1. Who’s training who?- Dogs are master manipulators. Think about the signals your dog gives you every day. For example, when you are sitting on the couch resting that sore back of yours, and your dog comes and pokes his head into your hand, do you automatically pet him? Don’t fall into the trap of your dog training you. This single thing can take away much of the respect you’ve earned. Instead, when your dog comes over and demands attention with the head-poke, ignore him (no matter how cute it is,) and say, “Go lie down”. Don’t touch him or look his way. Once he gives up and goes away, (often with a big, dramatic sigh,) wait a few minutes and call him to you. Ask your dog to sit and then pet him briefly. Now you have his respect and his attention, on your terms. Your dog gets what he wants, but not if he’s pushy.
2. Let’s go see the baby! Once the baby arrives, you’ll have lots of visits from family and friends. Show your dog an alternative to jumping up on your houseguests by rehearsing good behavior at the front door now, before the baby arrives and your doorbell is ringing nonstop. Go to the entry in your house with your dog. Grab some treats and ask him to sit, then encourage him to “Watch” by showing him a treat in your hand, then bring that hand up and point to your nose. When he looks up at you, praise him and give him the treat. Now that he’s interested, knock on the door from the inside. Let him bark a couple of times, then show him the treat and say, “Watch”. Praise him again when he looks and is quiet. When you and your dog become proficient at this, add the Sit command after Watch. You are rehearsing an alternative to his usual over-the-top reaction to doorbells and guests, by re-directing his attention back to you. Now you are ready to ask an understanding neighbor or friend to help you with the real thing. If he is polite, he can say Hello. Re-direct him back to you when he’s too exuberant.
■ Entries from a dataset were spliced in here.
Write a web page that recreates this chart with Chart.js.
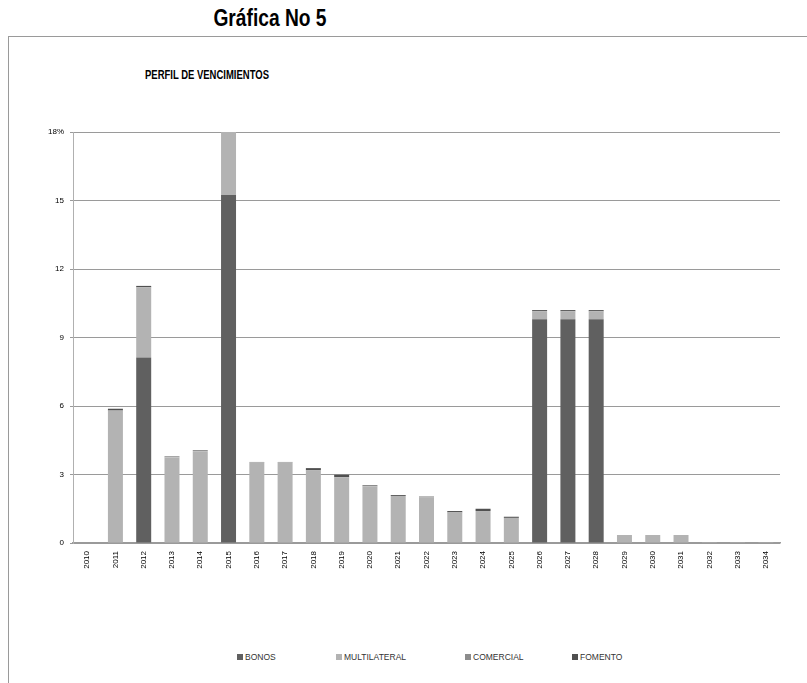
<!DOCTYPE html>
<html lang="es">
<head>
<meta charset="utf-8">
<title>Gráfica No 5</title>
<script src="https://cdn.jsdelivr.net/npm/chart.js@4/dist/chart.umd.min.js"></script>
<style>
  html, body { margin: 0; padding: 0; background: #fff; }
  #pagina { position: relative; width: 807px; height: 683px; overflow: hidden; }
  #titulo {
    position: absolute; left: 0; top: 4px; width: 540px; text-align: center;
    font: bold 24px "Liberation Sans", Arial, sans-serif;
    color: #000;
    transform: scaleX(0.8); transform-origin: 270px 0;
  }
  #marco {
    position: absolute; left: 8px; top: 36px; right: 0; bottom: 0;
    border-top: 1px solid #9a9a9a; border-left: 1px solid #9a9a9a;
  }
  #subtitulo {
    position: absolute; left: 145px; top: 68px;
    font: bold 12px "Liberation Sans", Arial, sans-serif;
    color: #000; white-space: nowrap;
    transform: scaleX(0.79); transform-origin: 0 0;
  }
  #grafico { position: absolute; left: 0; top: 0; }
  #leyenda { position: absolute; left: 0; top: 652px; width: 807px; height: 14px; }
  .item {
    position: absolute; top: 0;
    font: 8.5px "Liberation Sans", Arial, sans-serif; color: #333;
    white-space: nowrap; line-height: 10px;
  }
  .item i { display: inline-block; width: 6px; height: 6px; margin-right: 2px; vertical-align: 0; }
</style>
</head>
<body>
<div id="pagina">
  <div id="titulo">Gráfica No 5</div>
  <div id="marco"></div>
  <div id="subtitulo">PERFIL DE VENCIMIENTOS</div>
  <canvas id="grafico" width="807" height="585"></canvas>
  <div id="leyenda"></div>
</div>

<script>
// ===== datos =====
const anios = ["2010","2011","2012","2013","2014","2015","2016","2017","2018","2019","2020","2021",
  "2022","2023","2024","2025","2026","2027","2028","2029","2030","2031","2032","2033","2034"];

const series = ["BONOS", "MULTILATERAL", "COMERCIAL", "FOMENTO"];

const bonos =        [0, 0,    8.12, 0,    0,    15.24, 0,    0,    0,    0,    0,    0,
  0,    0,    0,    0,    9.80, 9.80, 9.80, 0,    0,    0,    0,    0,    0];
const multilateral = [0, 5.80, 3.08, 3.75, 4.02, 2.76,  3.52, 3.52, 3.18, 2.88, 2.48, 2.06,
  1.99, 1.34, 1.40, 1.10, 0.35, 0.35, 0.35, 0.35, 0.35, 0.35, 0.04, 0.04, 0.04];
const comercial =    [0, 0,    0,    0.05, 0.05, 0,     0.03, 0.03, 0,    0,    0.06, 0,
  0.05, 0,    0,    0,    0,    0,    0,    0,    0,    0,    0,    0,    0];
const fomento =      [0, 0.08, 0.06, 0,    0,    0,     0,    0,    0.10, 0.11, 0,    0.04,
  0,    0.06, 0.10, 0.05, 0.05, 0.05, 0.05, 0,    0,    0,    0,    0,    0];

const yTicks = [0, 3, 6, 9, 12, 15, 18];

const colores = ["#606060", "#b3b3b3", "#8c8c8c", "#505050"];

// ===== gráfico =====
const valores = [bonos, multilateral, comercial, fomento];
const datasets = series.map((nombre, i) => ({
  label: nombre,
  data: valores[i],
  backgroundColor: colores[i],
  borderWidth: 0,
  barPercentage: 0.53,
  categoryPercentage: 1,
}));

const fuenteEje = { family: "'Liberation Sans', Arial, sans-serif", size: 8 };

new Chart(document.getElementById("grafico"), {
  type: "bar",
  data: { labels: anios, datasets: datasets },
  options: {
    responsive: false,
    animation: false,
    layout: { padding: { top: 132, right: 27, left: 0, bottom: 0 } },
    plugins: { legend: { display: false }, tooltip: { enabled: false }, title: { display: false } },
    scales: {
      x: {
        stacked: true,
        grid: { display: false, drawTicks: false },
        border: { display: true, color: "#9a9a9a", width: 1.5 },
        ticks: { color: "#000", font: fuenteEje, minRotation: 90, maxRotation: 90, padding: 8, autoSkip: false },
        afterFit: (s) => { s.height = 42; },
      },
      y: {
        stacked: true,
        min: 0,
        max: 18,
        afterBuildTicks: (s) => { s.ticks = yTicks.map((v) => ({ value: v })); },
        grid: { color: "#9a9a9a", lineWidth: 1, tickLength: 3, drawTicks: true },
        border: { display: true, color: "#b0b0b0", width: 1 },
        ticks: {
          color: "#000",
          font: fuenteEje,
          padding: 6,
          callback: (v) => (v === 18 ? "18%" : v),
        },
        afterFit: (s) => { s.width = 73; },
      },
    },
  },
});

// ===== leyenda =====
const posLeyenda = [237, 336, 465, 572];
const leyenda = document.getElementById("leyenda");
series.forEach((nombre, i) => {
  const item = document.createElement("div");
  item.className = "item";
  item.style.left = posLeyenda[i] + "px";
  item.innerHTML = `<i style="background:${colores[i]}"></i>${nombre}`;
  leyenda.appendChild(item);
});
</script>
</body>
</html>
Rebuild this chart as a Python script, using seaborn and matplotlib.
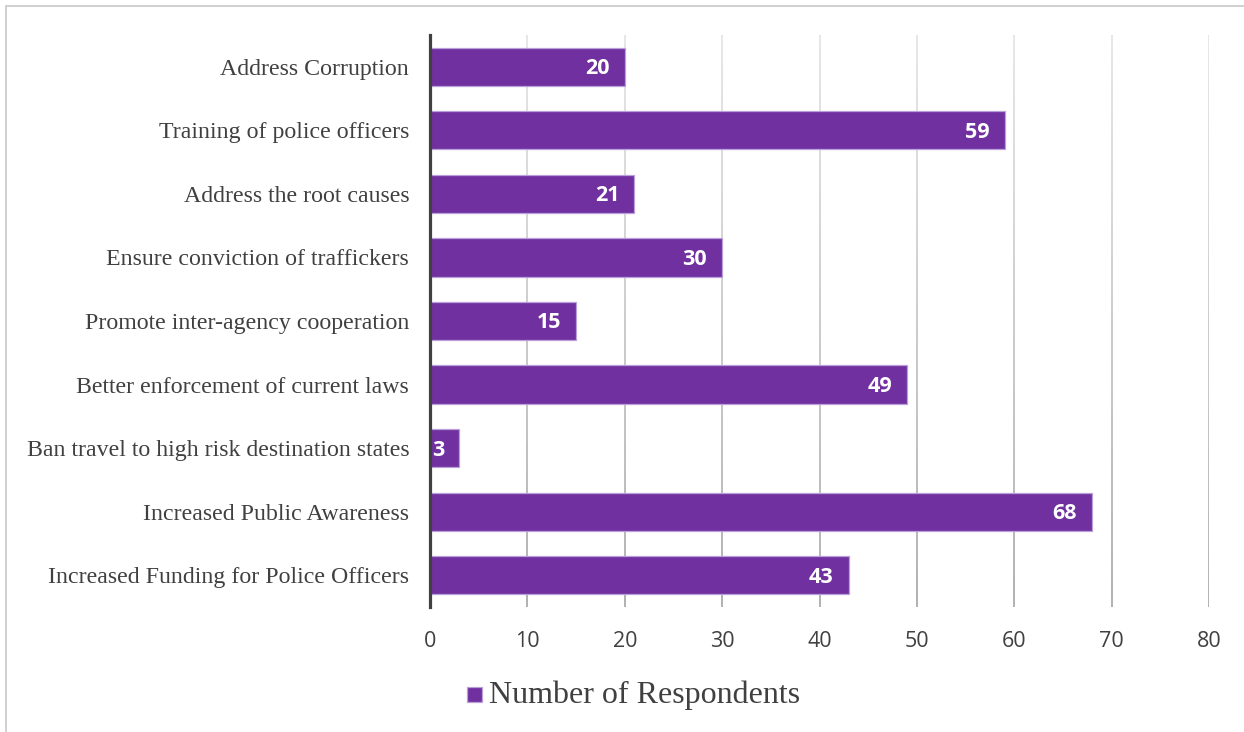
import numpy as np
import pandas as pd
import matplotlib
matplotlib.use("Agg")
import matplotlib.pyplot as plt
import seaborn as sns
from matplotlib.collections import LineCollection
from matplotlib.patches import Rectangle
import matplotlib.colors as mcolors

categories = [
    "Address Corruption",
    "Training of police officers",
    "Address the root causes",
    "Ensure conviction of traffickers",
    "Promote inter-agency cooperation",
    "Better enforcement of current laws",
    "Ban travel to high risk destination states",
    "Increased Public Awareness",
    "Increased Funding for Police Officers",
]
values = [20, 59, 21, 30, 15, 49, 3, 68, 43]
series_name = "Number of Respondents"
x_ticks = [0, 10, 20, 30, 40, 50, 60, 70, 80]

df = pd.DataFrame({"category": categories, "value": values})

sns.set_theme(style="white")
plt.rcParams["font.family"] = ["Liberation Serif", "DejaVu Serif"]

W, H = 1244, 732
fig = plt.figure(figsize=(W / 100, H / 100), dpi=100)
ax = fig.add_axes([430 / W, 1 - 607 / H, (1209 - 430) / W, (607 - 35) / H])

bar_color = "#7030A0"
sns.barplot(data=df, x="value", y="category", orient="h", color=bar_color,
            width=0.6, saturation=1, edgecolor="#B9A0D8", linewidth=0.9,
            ax=ax, zorder=3)

ax.set_xlim(0, 80)
ax.set_ylim(len(categories) - 0.5, -0.5)
ax.set_xticks(x_ticks)
ax.set_xticklabels([str(t) for t in x_ticks], family="Open Sans",
                   fontsize=15.5, color="#404040")
ax.set_yticks(range(len(categories)))
ax.set_yticklabels(categories, fontsize=17.2, color="#404040",
                   family="Liberation Serif")
ax.tick_params(axis="x", length=0, pad=17.5)
ax.tick_params(axis="y", length=0, pad=15)
ax.set_xlabel("")
ax.set_ylabel("")
for s in ["top", "right", "bottom"]:
    ax.spines[s].set_visible(False)
ax.spines["left"].set_color("#404040")
ax.spines["left"].set_linewidth(2.3)
ax.spines["left"].set_zorder(5)
ax.grid(False)

# gradient gridlines (light at top, darker at bottom)
top_c = np.array(mcolors.to_rgb("#E0E0E0"))
bot_c = np.array(mcolors.to_rgb("#9C9C9C"))
n = 60
ys = np.linspace(-0.5, len(categories) - 0.5, n + 1)
segs, cols = [], []
for t in x_ticks[1:]:
    for i in range(n):
        segs.append([(t, ys[i]), (t, ys[i + 1])])
        f = i / (n - 1)
        cols.append(top_c * (1 - f) + bot_c * f)
ax.add_collection(LineCollection(segs, colors=cols, linewidths=1.1, zorder=1))

# value labels
for i, v in enumerate(values):
    ax.annotate(str(v), xy=(v, i), xytext=(-15, -2), textcoords="offset pixels",
                ha="right", va="center", color="white", fontsize=15.5,
                fontweight="bold", family="Open Sans", zorder=6)

# legend
fig.patches.append(Rectangle((467 / W, 1 - 702 / H), 15 / W, 15 / H,
                             transform=fig.transFigure, facecolor=bar_color,
                             edgecolor="#B9A0D8", linewidth=0.9))
fig.text(489 / W, 1 - 695 / H, series_name, fontsize=23, color="#404040",
         family="Liberation Serif", va="center", ha="left")

# outer frame
fig.patches.append(Rectangle((6 / W, -0.05), 1.2, 1 - 6 / H + 0.05,
                             transform=fig.transFigure, fill=False,
                             edgecolor="#C8C8C8", linewidth=1.2))

fig.savefig("out.png", dpi=100)
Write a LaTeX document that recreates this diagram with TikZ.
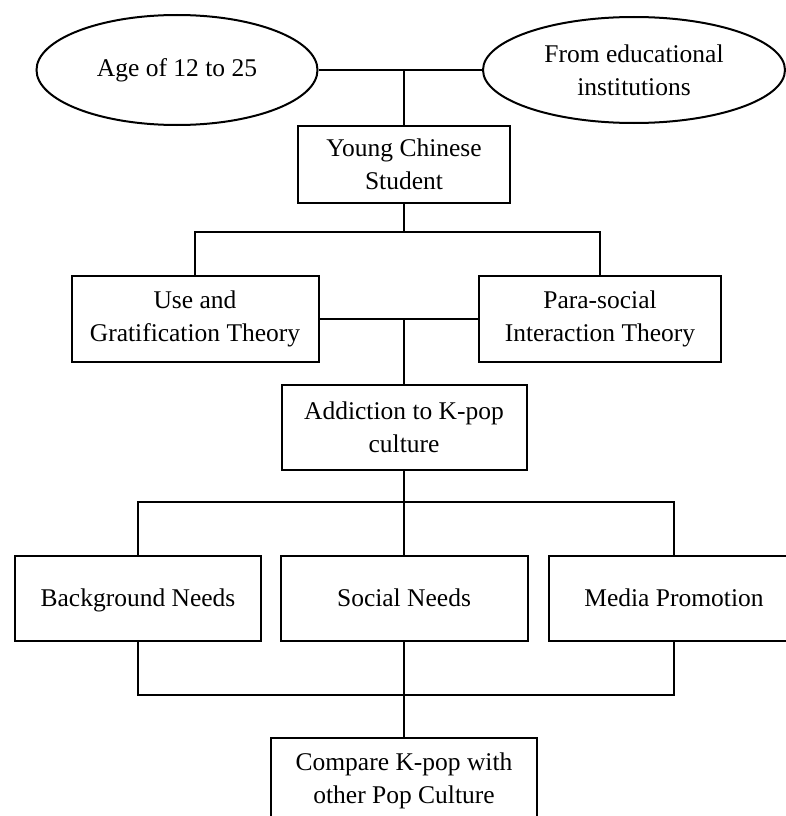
\documentclass[tikz,border=0pt]{standalone}
\usepackage{fontspec}
\setmainfont{Liberation Serif}
\usetikzlibrary{shapes.geometric}

\tikzset{
  box/.style={draw, rectangle, inner sep=0pt, align=center},
  oval/.style={draw, ellipse, inner sep=0pt, align=center},
  rowbox/.style={box, text height=17pt, text depth=0pt},
  txt/.style={font=\fontsize{25.5}{33}\selectfont}
}

\begin{document}
\begin{tikzpicture}[x=1pt, y=-1pt, line width=2pt, every node/.style={txt}]

  \newcommand\SX{404}   % the middle spine
  \newcommand\RH{85pt}  % height of a row box

  \useasboundingbox (0,0) rectangle (786,816);

  %% top: the two ovals and the student
  \node[oval, minimum width=281pt, minimum height=110pt] (age) at (177,70) {Age of 12 to 25};
  \node[oval, minimum width=302pt, minimum height=106pt] (inst) at (634,70) {From educational\\institutions};
  \node[box, minimum width=212pt, minimum height=77pt] (ycs) at (\SX,164.5) {Young Chinese\\Student};

  %% theories
  \node[box, minimum width=247pt, minimum height=86pt] (ugt) at (195,319) {Use and\\Gratification Theory};
  \node[box, minimum width=242pt, minimum height=86pt] (psi) at (600,319) {Para-social\\Interaction Theory};
  \node[box, minimum width=245pt, minimum height=85pt] (add) at (\SX,427.5) {Addiction to K-pop\\culture};

  %% needs
  \node[rowbox, minimum width=246pt, minimum height=\RH] (bg) at (138,598) {Background Needs};
  \node[rowbox, minimum width=247pt, minimum height=\RH] (soc) at (\SX,598) {Social Needs};
  \node[rowbox, minimum width=250pt, minimum height=\RH] (med) at (674,598) {Media Promotion};

  \node[box, minimum width=266pt, minimum height=86pt] (cmp) at (\SX,781) {Compare K-pop with\\other Pop Culture};

  \coordinate (j1) at (\SX,232);
  \coordinate (j2) at (\SX,502);
  \coordinate (j3) at (\SX,695);

  \draw (age.east) -- (inst.west); %% age - inst
  \draw (ycs.north) -- (ycs.north |- age.east); %% ycs - top

  \draw (ycs.south) -- (j1);
  \draw (ugt.north) |- (j1) -| (psi.north); %% ugt - psi

  \draw (ugt.east) -- (psi.west);
  \draw (add.north) -- (add.north |- ugt.east); %% add - theories

  \draw (add.south) -- (j2);
  \draw (bg.north) |- (j2) -| (med.north);
  \draw (soc.north) -- (j2);

  \draw (bg.south) |- (j3) -| (med.south);
  \draw (soc.south) -- (j3) -- (cmp.north); %% needs - cmp

\end{tikzpicture}
\end{document}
3. Open door policy: Avoid shutting out the dog when you are working with the baby. Pushing him away when you are busy with the baby only worries the dog and he may think the baby is to blame for his lack of attention. Allow your dog to follow you into the baby’s room or poke his nose in the tub at bath time. Many dogs have alerted parents to the baby’s needs due to their superior hearing and noses. Your dog provides you with a built-in alarm system, letting you know when someone is at the door or a family member is coming home from work or school.
Assert your leadership now so the dog will respect your wishes after the baby is born. Your dog is an excellent reader of body language, so be confident and upbeat. Show him what you want and praise him for good behavior. Your dog will reward you with love and loyalty, and your child will know the joy of growing up in a home with a cold-nosed companion. The benefits of keeping your family dog at home far outweigh the temporary relief and potential guilt of giving him up to an uncertain future.